Safety, and never blocking a dial

A routing policy sits on the hot path of every connection, so it cannot be allowed to break connectivity. The contract is defensive by design:

  • A policy that panics, times out, or returns garbage is logged and the router falls back to its built-in default route selection. A dial is never blocked waiting on policy resolution.
  • A configurable policy_failure_mode chooses between fall-back-to-default and drop, for operators who would rather fail closed.
  • cli route policy test --script foo.star previews a decision without dialing, and cli route policy bench runs a policy a million times and reports p50/p99 — with a hard error at load time if it blows its budget. You find out a policy is too slow before it ships, not in production.

Why this matters

A peer-to-peer transport mesh with multihop, multiplexed, disjoint, latency-ranked routing is a powerful substrate — but a substrate is only as useful as the control you have over it. Hardwiring path selection in Go meant every operator got the same routing, and changing it meant changing the program everyone runs.

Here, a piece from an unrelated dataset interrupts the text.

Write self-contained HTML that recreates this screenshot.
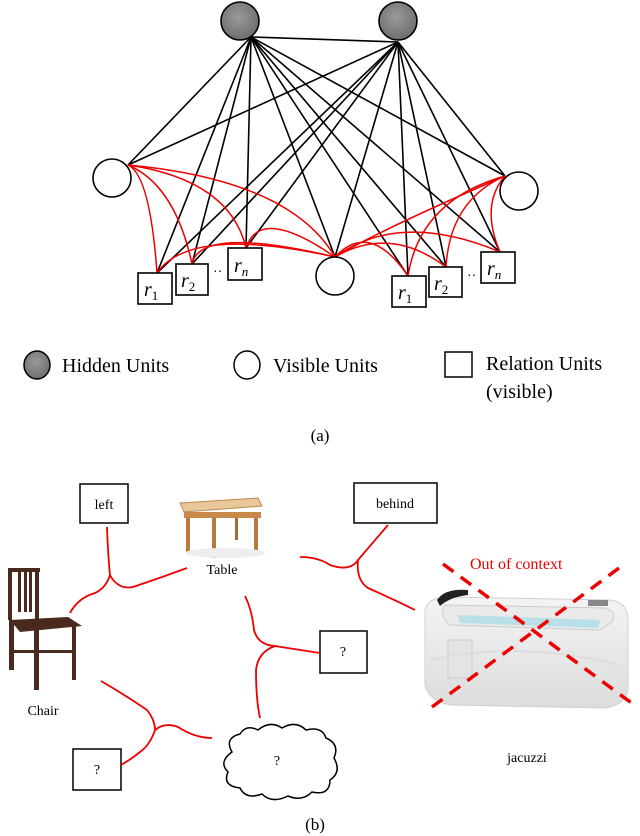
<!DOCTYPE html>
<html><head><meta charset="utf-8"><style>
html,body{margin:0;padding:0;background:#fff;}
svg{display:block;font-family:"Liberation Serif",serif;}
</style></head><body>
<svg width="640" height="836" viewBox="0 0 640 836" xmlns="http://www.w3.org/2000/svg">
<defs>
<radialGradient id="g" cx="0.45" cy="0.4" r="0.6"><stop offset="0" stop-color="#9a9a9a"/><stop offset="1" stop-color="#6e6e6e"/></radialGradient>
<linearGradient id="tub" x1="0" y1="0" x2="0" y2="1"><stop offset="0" stop-color="#f4f4f4"/><stop offset="1" stop-color="#dcdcdc"/></linearGradient>
</defs>
<g stroke="#000" stroke-width="1.6" fill="none">
<line x1="251" y1="37" x2="398" y2="42"/>
<line x1="251" y1="37" x2="128" y2="165"/>
<line x1="251" y1="37" x2="157" y2="273"/>
<line x1="251" y1="37" x2="192" y2="264"/>
<line x1="251" y1="37" x2="246" y2="248"/>
<line x1="251" y1="37" x2="335" y2="257"/>
<line x1="251" y1="37" x2="408" y2="276"/>
<line x1="251" y1="37" x2="446" y2="267"/>
<line x1="251" y1="37" x2="500" y2="252"/>
<line x1="251" y1="37" x2="505" y2="176"/>
<line x1="398" y1="42" x2="128" y2="165"/>
<line x1="398" y1="42" x2="157" y2="273"/>
<line x1="398" y1="42" x2="192" y2="264"/>
<line x1="398" y1="42" x2="246" y2="248"/>
<line x1="398" y1="42" x2="335" y2="257"/>
<line x1="398" y1="42" x2="408" y2="276"/>
<line x1="398" y1="42" x2="446" y2="267"/>
<line x1="398" y1="42" x2="500" y2="252"/>
<line x1="398" y1="42" x2="505" y2="176"/>
</g>
<g stroke="#e00" stroke-width="1.5" fill="none">
<path d="M128 165 Q 150 175 157 273"/>
<path d="M128 165 Q 175 185 192 264"/>
<path d="M128 165 Q 230 180 246 248"/>
<path d="M128 165 Q 290 180 335 257"/>
<path d="M157 273 Q 190 225 335 257"/>
<path d="M192 264 Q 200 225 335 257"/>
<path d="M246 248 Q 260 205 335 257"/>
<path d="M335 257 Q 370 220 408 276"/>
<path d="M335 257 Q 390 225 446 267"/>
<path d="M335 257 Q 400 210 500 252"/>
<path d="M335 257 Q 380 230 505 176"/>
<path d="M505 176 Q 420 200 408 276"/>
<path d="M505 176 Q 450 200 446 267"/>
<path d="M505 176 Q 480 205 500 252"/>
</g>
<circle cx="240" cy="21" r="19" fill="url(#g)" stroke="#000" stroke-width="1.6"/>
<circle cx="398" cy="21" r="19" fill="url(#g)" stroke="#000" stroke-width="1.6"/>
<circle cx="112" cy="178" r="19" fill="#fff" stroke="#000" stroke-width="1.6"/>
<circle cx="519" cy="191" r="19" fill="#fff" stroke="#000" stroke-width="1.6"/>
<circle cx="335" cy="276" r="19" fill="#fff" stroke="#000" stroke-width="1.6"/>
<g fill="#fff" stroke="#000" stroke-width="1.6">
<rect x="138" y="273" width="34" height="31"/>
<rect x="176" y="264" width="32" height="31"/>
<rect x="228" y="248" width="34" height="32"/>
<rect x="392" y="276" width="34" height="31"/>
<rect x="429" y="267" width="33" height="30"/>
<rect x="481" y="252" width="34" height="31"/>
</g>
<g font-family="'Liberation Serif',serif" font-style="italic" font-size="20">
<text x="144" y="296">r<tspan font-size="13" dy="4" font-style="normal">1</tspan></text>
<text x="181" y="287">r<tspan font-size="13" dy="4" font-style="normal">2</tspan></text>
<text x="234" y="272">r<tspan font-size="13" dy="4" font-style="italic">n</tspan></text>
<text x="398" y="299">r<tspan font-size="13" dy="4" font-style="normal">1</tspan></text>
<text x="434" y="290">r<tspan font-size="13" dy="4" font-style="normal">2</tspan></text>
<text x="487" y="275">r<tspan font-size="13" dy="4" font-style="italic">n</tspan></text>
</g>
<text x="213" y="276" font-size="14">··</text>
<text x="467" y="280" font-size="14">··</text>
<ellipse cx="37" cy="365" rx="13" ry="14" fill="url(#g)" stroke="#000" stroke-width="1.5"/>
<text x="62" y="372" font-size="20">Hidden Units</text>
<ellipse cx="247" cy="365" rx="13" ry="14" fill="#fff" stroke="#000" stroke-width="1.5"/>
<text x="273" y="372" font-size="20">Visible Units</text>
<rect x="445" y="352" width="27" height="25" fill="#fff" stroke="#000" stroke-width="1.5"/>
<text x="486" y="370" font-size="20">Relation Units</text>
<text x="486" y="398" font-size="20">(visible)</text>
<text x="320" y="441" font-size="17" text-anchor="middle">(a)</text>

<g fill="#fff" stroke="#000" stroke-width="1.5">
<rect x="80" y="484" width="48" height="39"/>
<rect x="354" y="483" width="83" height="40"/>
<rect x="320" y="631" width="47" height="42"/>
<rect x="73" y="749" width="48" height="41"/>
</g>
<path d="M232 752 Q224 738 240 734 Q246 724 258 730 Q270 720 282 728 Q296 720 306 730 Q322 726 326 738 Q340 744 334 758 Q342 772 330 780 Q330 796 312 792 Q302 802 288 796 Q272 804 262 794 Q246 800 240 788 Q222 786 228 772 Q218 762 232 752 Z" fill="#fff" stroke="#000" stroke-width="1.5"/>
<g font-size="14" text-anchor="middle">
<text x="104" y="509">left</text>
<text x="395" y="508">behind</text>
<text x="343" y="656">?</text>
<text x="97" y="774">?</text>
<text x="222" y="574">Table</text>
<text x="43" y="715">Chair</text>
<text x="527" y="762">jacuzzi</text>
<text x="277" y="765">?</text>
<text x="315" y="830" font-size="17">(b)</text>
</g>
<g stroke="#e00" stroke-width="1.8" fill="none">
<path d="M107 527 Q108 555 110 575 Q106 588 95 593 Q78 598 70 613"/>
<path d="M110 575 Q118 590 133 587 Q160 578 187 568"/>
<path d="M300 557 Q318 557 330 565 Q350 572 358 560 Q375 540 388 525"/>
<path d="M358 560 Q356 580 368 588 Q395 600 415 610"/>
<path d="M245 596 Q252 610 254 630 Q258 645 275 646 Q300 650 320 653"/>
<path d="M275 646 Q258 652 256 670 Q256 700 260 718"/>
<path d="M101 681 Q125 695 147 710 Q155 720 155 730 Q150 745 140 752 Q130 760 121 765"/>
<path d="M155 730 Q165 722 178 727 Q195 738 212 738"/>
</g>
<g>
<polygon points="180,503 258,498 262,506 184,512" fill="#e8c79a" stroke="#c08a50" stroke-width="1"/>
<rect x="184" y="512" width="77" height="6" fill="#c8894a"/>
<rect x="186" y="518" width="4" height="35" fill="#b97a3e"/>
<rect x="212" y="518" width="4" height="40" fill="#b97a3e"/>
<rect x="254" y="518" width="4" height="32" fill="#b97a3e"/>
<rect x="235" y="518" width="3" height="22" fill="#a86a35"/>
<ellipse cx="225" cy="553" rx="40" ry="5" fill="#eee"/>
</g>
<g fill="#4a2a1e">
<rect x="8" y="570" width="4" height="50"/>
<rect x="35" y="569" width="4" height="55"/>
<rect x="8" y="568" width="32" height="4"/>
<rect x="18" y="572" width="3" height="40"/>
<rect x="24" y="572" width="3" height="40"/>
<rect x="29" y="572" width="3" height="40"/>
<polygon points="10,620 68,617 82,626 20,632"/>
<rect x="9" y="620" width="5" height="50"/>
<rect x="34" y="630" width="5" height="60"/>
<rect x="72" y="624" width="4" height="56"/>
<rect x="14" y="650" width="60" height="3"/>
</g>
<g>
<path d="M425 610 Q428 598 445 597 L610 600 Q628 602 628 620 L628 690 Q625 705 605 708 L450 705 Q428 700 425 685 Z" fill="url(#tub)" stroke="#d0d0d0" stroke-width="1"/>
<path d="M445 605 L605 608 Q618 612 612 622 L600 630 L450 625 Q438 615 445 605 Z" fill="#eaeaea" stroke="#ccc"/>
<path d="M458 615 L600 620 L598 628 L460 623 Z" fill="#b8e0e6"/>
<path d="M437 600 Q445 588 468 590 L468 595 Q450 597 440 606 Z" fill="#222"/>
<rect x="588" y="600" width="20" height="6" fill="#888"/>
<rect x="448" y="640" width="24" height="38" fill="#e4e4e4" stroke="#ccc"/>
<path d="M430 660 Q520 640 620 665" fill="none" stroke="#ddd" stroke-width="2"/>
</g>
<g stroke="#e00" stroke-width="3.5" stroke-dasharray="13,9" fill="none">
<line x1="443" y1="564" x2="637" y2="707"/>
<line x1="432" y1="707" x2="623" y2="565"/>
</g>
<text x="470" y="569" font-size="16" fill="#e00">Out of context</text>
</svg>
</body></html>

Skylark makes the routing mechanism programmable by the operator, safely, per dial, per app, evaluated in a sandbox, with a compiled fast path underneath and a guaranteed fall-back if anything goes wrong. “Prefer low latency, but force at least three hops for this app, fanned across four disjoint paths that avoid a particular country, rotated every thirty seconds, collapsing to one path off-hours” stops being a feature request and becomes a few lines of Python-shaped policy you drop in a file.